I already mentioned doping, which is done at the time the mono crystal is grown. Doping, however, can also be done with the final wafer, and during the photolithography process later on. This allows for the alteration of the electrical properties of specific areas and specific layers instead of the entire crystal structure (partial doping).
Adding a doping material can be done via diffusion. The doping material fills empty spaces within the crystal lattice, while it comes between the silicon compounds. In some cases, it even switch positions with silicon compounds. Diffusion can be achieved via gases (nitrogen and argon) or solid materials, or other doping sources.
Another doping approach is ion implantation, which is very useful to alter a wafer that has already been doped, because ion implantation is performed at ambient temperature. This prevents existing dopings to diffuse. It is possible to mask certain areas of the wafer to treat only very specific areas. There is much more to say about ion implantation, such as the depth of penetration, activation of the doping additive at high temperatures, channeling, diffusing oxide layers, etc.- but this would go into far too much detail for the scope of this article. This process can be repeated multiple times during the process.
To create the fine patters of an integrated circuit, photographic processes are also applied. Since you don't want to expose the whole wafer to high intensity light or energy sources, it is important to work with so-called masks, which allow light to pass only through specific regions. Masks can be compared to b/w film negatives. Integrated circuits have multiple layers (20 and more); as a consequence, there are masks for each individual layer.

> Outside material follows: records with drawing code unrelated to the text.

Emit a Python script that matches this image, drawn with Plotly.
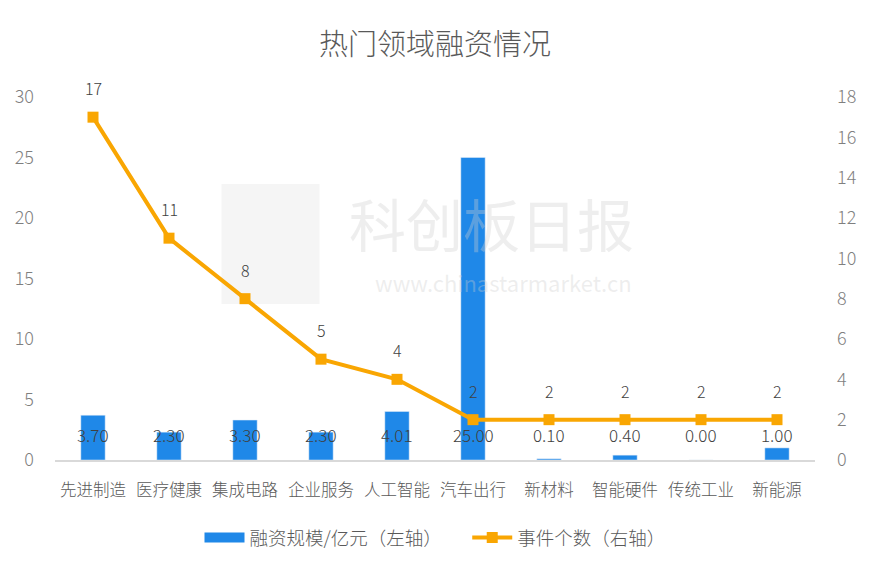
import plotly.graph_objects as go

categories = ["先进制造", "医疗健康", "集成电路", "企业服务", "人工智能", "汽车出行", "新材料", "智能硬件", "传统工业", "新能源"]
amounts = [3.70, 2.30, 3.30, 2.30, 4.01, 25.00, 0.10, 0.40, 0.00, 1.00]
events = [17, 11, 8, 5, 4, 2, 2, 2, 2, 2]
left_ticks = [0, 5, 10, 15, 20, 25, 30]
right_ticks = [0, 2, 4, 6, 8, 10, 12, 14, 16, 18]

FONT = "Noto Sans CJK SC"
BAR = "#1f88e8"
LINE = "#f9a602"
TXT = "#404040"
AX = "#595959"
TICK = "#7f7f7f"

fig = go.Figure()
fig.add_trace(go.Bar(x=categories, y=amounts, name="融资规模/亿元（左轴）",
                     marker_color=BAR, yaxis="y", showlegend=False))
# legend stand-in for the bar series (wide rectangle swatch)
fig.add_trace(go.Scatter(x=[None], y=[None], name="融资规模/亿元（左轴）" + "\u00a0" * 5, mode="lines",
                         line=dict(color=BAR, width=13), yaxis="y"))
fig.add_trace(go.Scatter(x=categories, y=events, name="事件个数（右轴）", mode="lines+markers",
                         line=dict(color=LINE, width=4), marker=dict(symbol="square", size=11, color=LINE),
                         yaxis="y2"))

ann = []
for c, a in zip(categories, amounts):
    ann.append(dict(x=c, y=2.07, xref="x", yref="y", text=f"{a:.2f}", showarrow=False,
                    font=dict(family=FONT, size=17, color=TXT, weight=300)))
for c, e in zip(categories, events):
    ann.append(dict(x=c, y=e, xref="x", yref="y2", text=str(e), showarrow=False, yshift=29,
                    font=dict(family=FONT, size=16, color=TXT, weight=300)))
# watermark
ann.append(dict(x=0.575, y=0.655, xref="paper", yref="paper", text="科创板日报", showarrow=False,
                font=dict(family=FONT, size=57, color="rgba(205,205,205,0.35)")))
ann.append(dict(x=0.59, y=0.49, xref="paper", yref="paper", text="www.chinastarmarket.cn", showarrow=False,
                font=dict(family=FONT, size=22, color="rgba(205,205,205,0.35)")))

fig.update_layout(
    width=862, height=562,
    paper_bgcolor="white", plot_bgcolor="white",
    margin=dict(l=47, r=55, t=89, b=110, autoexpand=False),
    title=dict(text="热门领域融资情况", x=0.5, xref="paper", xanchor="center", y=0.934, yanchor="middle",
               font=dict(family=FONT, size=29, color=AX, weight=300)),
    font=dict(family=FONT, color=AX),
    bargap=0.68,
    shapes=[dict(type="rect", xref="paper", yref="paper", x0=0.219, x1=0.348, y0=0.43, y1=0.76,
                 fillcolor="rgba(200,200,200,0.18)", line=dict(width=0), layer="below")],
    xaxis=dict(range=[-0.5, 9.5], showline=True, linecolor="#d9d9d9", linewidth=2, ticks="", showgrid=False,
               automargin=False, tickfont=dict(size=16.5, color=AX, weight=300), ticklabelstandoff=14),
    yaxis=dict(range=[0, 30], tickvals=left_ticks, showgrid=False, zeroline=False, showline=False,
               automargin=False, tickfont=dict(size=18, color=TICK, weight=300), ticklabelstandoff=20),
    yaxis2=dict(range=[0, 18], tickvals=right_ticks, overlaying="y", side="right", showgrid=False,
                automargin=False, zeroline=False, showline=False,
                tickfont=dict(size=18, color=TICK, weight=300), ticklabelstandoff=21),
    legend=dict(orientation="h", x=0.5, xanchor="center", y=-0.215, yanchor="middle",
                font=dict(family=FONT, size=18.5, color=AX, weight=300), itemwidth=40),
    annotations=ann,
    showlegend=True,
)
fig.write_html("out.html")
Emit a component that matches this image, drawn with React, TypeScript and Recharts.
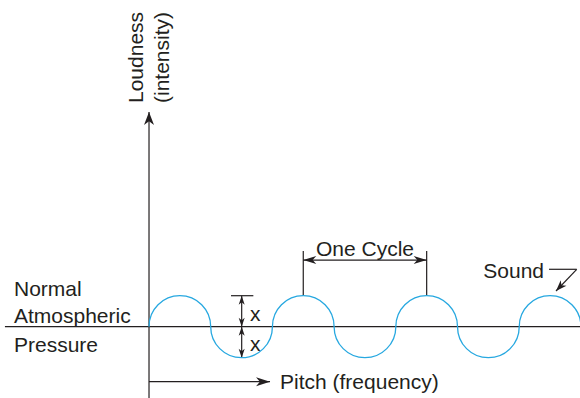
import React from 'react';
import { ComposedChart, Line, XAxis, YAxis, ReferenceLine, ReferenceDot } from 'recharts';

// Wave: zero crossings and crests, in half-cycle units along x, amplitude units along y
const wavePhase = [0, 0.5, 1, 1.5, 2, 2.5, 3, 3.5, 4, 4.5, 5, 5.5, 6, 6.5, 7];
const waveLevel = [0, 1, 0, -1, 0, 1, 0, -1, 0, 1, 0, -1, 0, 1, 0];
const waveData = wavePhase.map((x, i) => ({ x, y: waveLevel[i] }));

const yAxisTitle = ['Loudness', '(intensity)'];
const xAxisTitle = 'Pitch (frequency)';
const baselineTitle = ['Normal', 'Atmospheric', 'Pressure'];
const cycleTitle = 'One Cycle';
const amplitudeTitle = 'x';
const seriesTitle = 'Sound';

const X_DOMAIN: [number, number] = [-2.415, 6.985];
const Y_DOMAIN: [number, number] = [-2.3, 10.539];

const INK = '#231f20';
const WAVE = '#27a8e0';
const FONT = '"Liberation Sans", Arial, Helvetica, sans-serif';
const FS = 21;

function arcCurve(context: any) {
  let pts: number[][] = [];
  const K = 0.5523;
  return {
    areaStart() {},
    areaEnd() {},
    lineStart() {
      pts = [];
    },
    point(x: number, y: number) {
      pts.push([+x, +y]);
    },
    lineEnd() {
      if (!pts.length) return;
      context.moveTo(pts[0][0], pts[0][1]);
      for (let i = 1; i < pts.length; i++) {
        const [x0, y0] = pts[i - 1];
        const [x1, y1] = pts[i];
        if ((i - 1) % 2 === 0) {
          context.bezierCurveTo(x0, y0 + K * (y1 - y0), x1 - K * (x1 - x0), y1, x1, y1);
        } else {
          context.bezierCurveTo(x0 + K * (x1 - x0), y0, x1, y1 - K * (y1 - y0), x1, y1);
        }
      }
    },
  };
}

function Head({ x, y, fx, fy, len, wid }: any) {
  const a = (Math.atan2(y - fy, x - fx) * 180) / Math.PI;
  return (
    <path
      d={`M0,0 L${-len},${-wid / 2} L${-len * 0.72},0 L${-len},${wid / 2} Z`}
      fill={INK}
      transform={`translate(${x},${y}) rotate(${a})`}
    />
  );
}

const arrowShape = (start: boolean, end: boolean, len = 13, wid = 9) => (p: any) => (
  <g>
    <line x1={p.x1} y1={p.y1} x2={p.x2} y2={p.y2} stroke={INK} strokeWidth={1.2} />
    {end && <Head x={p.x2} y={p.y2} fx={p.x1} fy={p.y1} len={len} wid={wid} />}
    {start && <Head x={p.x1} y={p.y1} fx={p.x2} fy={p.y2} len={len} wid={wid} />}
  </g>
);

const textShape = (text: string, anchor: string = 'start', rotate = false) => (p: any) => (
  <text
    x={p.cx}
    y={p.cy}
    fill={INK}
    fontFamily={FONT}
    fontSize={FS}
    textAnchor={anchor as any}
    transform={rotate ? `rotate(-90, ${p.cx}, ${p.cy})` : undefined}
  >
    {text}
  </text>
);

export default function App() {
  return (
    <div style={{ position: 'absolute', left: 0, top: 0, width: 580, height: 398, background: '#fff' }}>
      <ComposedChart width={580} height={398} margin={{ top: 0, right: 0, bottom: 0, left: 0 }}>
        <XAxis type="number" dataKey="x" domain={X_DOMAIN} allowDataOverflow hide />
        <YAxis type="number" dataKey="y" domain={Y_DOMAIN} allowDataOverflow hide />

        {/* baseline (normal atmospheric pressure) */}
        <ReferenceLine
          ifOverflow="visible"
          segment={[{ x: -2.335, y: 0 }, { x: 6.985, y: 0 }]}
          shape={arrowShape(false, false)}
        />
        {/* vertical axis */}
        <ReferenceLine
          ifOverflow="visible"
          segment={[{ x: 0, y: -2.3 }, { x: 0, y: 6.926 }]}
          shape={arrowShape(false, true, 13, 10)}
        />
        {/* pitch arrow */}
        <ReferenceLine
          ifOverflow="visible"
          segment={[{ x: 0, y: -1.774 }, { x: 1.961, y: -1.774 }]}
          shape={arrowShape(false, true, 14, 9)}
        />
        {/* one cycle markers */}
        <ReferenceLine
          ifOverflow="visible"
          segment={[{ x: 2.5, y: 1 }, { x: 2.5, y: 2.44 }]}
          shape={arrowShape(false, false)}
        />
        <ReferenceLine
          ifOverflow="visible"
          segment={[{ x: 4.5, y: 1 }, { x: 4.5, y: 2.44 }]}
          shape={arrowShape(false, false)}
        />
        <ReferenceLine
          ifOverflow="visible"
          segment={[{ x: 2.5, y: 2.15 }, { x: 4.5, y: 2.15 }]}
          shape={arrowShape(true, true, 13, 8)}
        />
        {/* amplitude markers */}
        <ReferenceLine
          ifOverflow="visible"
          segment={[{ x: 1.329, y: 1 }, { x: 1.691, y: 1 }]}
          shape={arrowShape(false, false)}
        />
        <ReferenceLine
          ifOverflow="visible"
          segment={[{ x: 1.502, y: 1 }, { x: 1.502, y: 0 }]}
          shape={arrowShape(true, true, 9, 6)}
        />
        <ReferenceLine
          ifOverflow="visible"
          segment={[{ x: 1.502, y: 0 }, { x: 1.502, y: -1 }]}
          shape={arrowShape(true, true, 9, 6)}
        />
        {/* sound leader */}
        <ReferenceLine
          ifOverflow="visible"
          segment={[{ x: 6.483, y: 1.852 }, { x: 6.932, y: 1.852 }]}
          shape={arrowShape(false, false)}
        />
        <ReferenceLine
          ifOverflow="visible"
          segment={[{ x: 6.932, y: 1.852 }, { x: 6.596, y: 1.152 }]}
          shape={arrowShape(false, true, 11, 8)}
        />

        <Line
          data={waveData}
          dataKey="y"
          type={arcCurve as any}
          stroke={WAVE}
          strokeWidth={1.3}
          dot={false}
          activeDot={false}
          isAnimationActive={false}
        />

        <ReferenceDot ifOverflow="visible" x={-0.097} y={7.216} r={0} shape={textShape(yAxisTitle[0], 'start', true)} />
        <ReferenceDot ifOverflow="visible" x={0.322} y={7.216} r={0} shape={textShape(yAxisTitle[1], 'start', true)} />
        <ReferenceDot ifOverflow="visible" x={2.123} y={-2.01} r={0} shape={textShape(xAxisTitle)} />
        <ReferenceDot ifOverflow="visible" x={-2.188} y={0.99} r={0} shape={textShape(baselineTitle[0])} />
        <ReferenceDot ifOverflow="visible" x={-2.188} y={0.11} r={0} shape={textShape(baselineTitle[1])} />
        <ReferenceDot ifOverflow="visible" x={-2.188} y={-0.806} r={0} shape={textShape(baselineTitle[2])} />
        <ReferenceDot ifOverflow="visible" x={3.5} y={2.29} r={0} shape={textShape(cycleTitle, 'middle')} />
        <ReferenceDot ifOverflow="visible" x={1.637} y={0.19} r={0} shape={textShape(amplitudeTitle)} />
        <ReferenceDot ifOverflow="visible" x={1.637} y={-0.774} r={0} shape={textShape(amplitudeTitle)} />
        <ReferenceDot ifOverflow="visible" x={5.418} y={1.58} r={0} shape={textShape(seriesTitle)} />
      </ComposedChart>
    </div>
  );
}
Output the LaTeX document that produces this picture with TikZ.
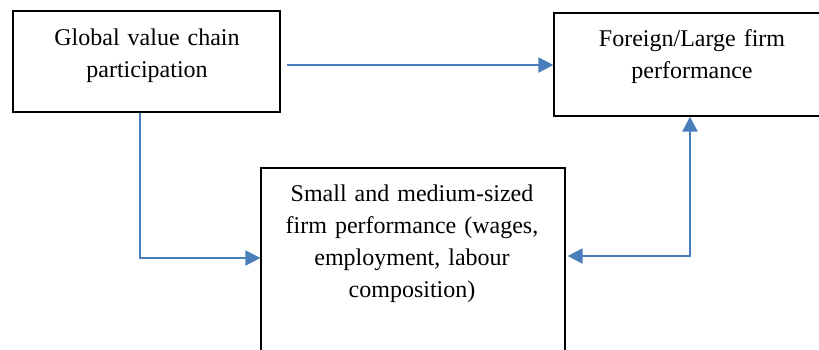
\documentclass[tikz,border=0pt]{standalone}
\usepackage{fontspec}
\setmainfont{Liberation Serif}
\usetikzlibrary{arrows.meta,fit}
\definecolor{arrblue}{HTML}{4A7EBB}
\tikzset{
  boxnode/.style={draw=black, line width=0.6pt, inner sep=0pt, fit={#1}},
  txtnode/.style={inner sep=0pt, text width=150pt, align=center, anchor=base,
    font=\fontsize{12pt}{16pt}\selectfont},
  arr/.style={draw=arrblue, line width=0.95pt, -{Triangle[length=7.5pt,width=7.5pt]}},
  dblarr/.style={draw=arrblue, line width=0.95pt, {Triangle[length=7.5pt,width=7.5pt]}-{Triangle[length=7.5pt,width=7.5pt]}}
}
\begin{document}
\begin{tikzpicture}[x=0.5pt,y=-0.5pt]
\clip (0,0) rectangle (819,349);
\fill[white] (0,0) rectangle (819,349);
% boxes
\node[boxnode={(13,11)(280,112)}] (A) {};
\node[boxnode={(554,13)(830,116)}] (B) {};
\node[boxnode={(261,168)(565,370)}] (C) {};
% texts
\node[txtnode] (At) at (147,45) {Global value chain\\participation};
\node[txtnode] (Bt) at (692,46) {Foreign/Large firm\\performance};
\node[txtnode] (Ct) at (412,201) {Small and medium-sized\\firm performance (wages,\\employment, labour\\composition)};
% connector points
\coordinate (s1) at (287,65);
\coordinate (k1) at (140,258);
\coordinate (k2) at (690,256);
% connectors
\draw[arr] (s1) -- (B.west |- s1);
\draw[arr] (A.south -| k1) |- (C.west |- k1);
\draw[dblarr] ([xshift=1pt]C.east |- k2) -| (B.south -| k2);
\end{tikzpicture}
\end{document}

A thin film of chromium is patterned onto a plate of quartz glass to create the so-called reticles. Expensive tools, using either electron beams or lasers, fetch the necessary IC data and form the chromium-plated quartz plates. Here it is important to know that each modification in an IC design requires new masks to be produced, which makes the whole affair pretty expensive. Especially complex circuit designs take longer time for mask creation.